Durbanville Is On Track!

Kenilworth Racing has made tentative plans to build a grass training track at Phillipi

In spite of the fact that the huge storm that buffeted Cape Town in June washed away some of the shoulders of the new track, Durbanville should still be ready to reopen for its 10-fixture spring season on 9 September, according to Dean Diedericks, general manager Kenilworth Racing.

Dean Diedericks

Dean Diedericks – confident of meeting schedule

The Cape’s country course, known as a “specialist course”, closed for business in October last year for extensive refurbishment.

“We rebuilt the track because it was very undulating and there were areas that became waterlogged,” said Diedericks. “In consultation with roleplayers, like trainers and jockeys, we also lengthened and widened the home straight and built cross-falls, 3.5% on the bend and 2% on the straight.
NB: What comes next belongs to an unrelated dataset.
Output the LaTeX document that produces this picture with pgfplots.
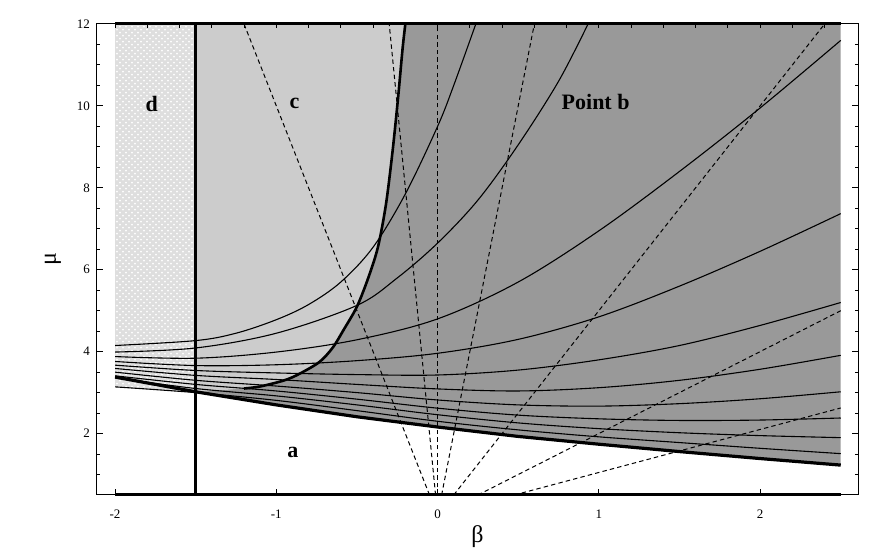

We believe the cross-fall on the turn will, to a large degree, remove the draw bias.

Durbanville

“We also created a dogleg for the 1000m start, which used to start right on the start of the turn,” said Diedericks. “And the finishing post is being realigned to provide a longer pull-up area.”

Subsurface drainage and a fixed irrigation system have been installed with the goal of making it into a “world-class racing facility”.

The initial plan was to revitalise the existing turf, so a nursery was set up on the inside of the track and the grass nurtured, “but we weren’t happy with it by the time we came to replant, so we imported grass,” said Diedericks. “The quality of the new turf is much better and the regrowth will be a lot quicker.”

The old turf will not to go waste, though, because Kenilworth Racing has made tentative plans to build a grass training track at Phillipi, which doesn’t have a grass training surface, or at Milnerton, where the grass track is only 1000m long.

The only work still outstanding, apart from fixing the shoulders, is to reinstall the optic fibre to the towers in the straight and on the bend, and then to wait, hope and pray the region gets enough rain for the new turf to grow and knit.

“Durbanville is nice for Cape Town racing because we accommodate gallops on alternate weeks for horses from Milnerton and Phillipi. Once the track is settled, we’re hoping to attract a better-quality horse to Durbanville, and that field sizes increase,” concluded Diedericks.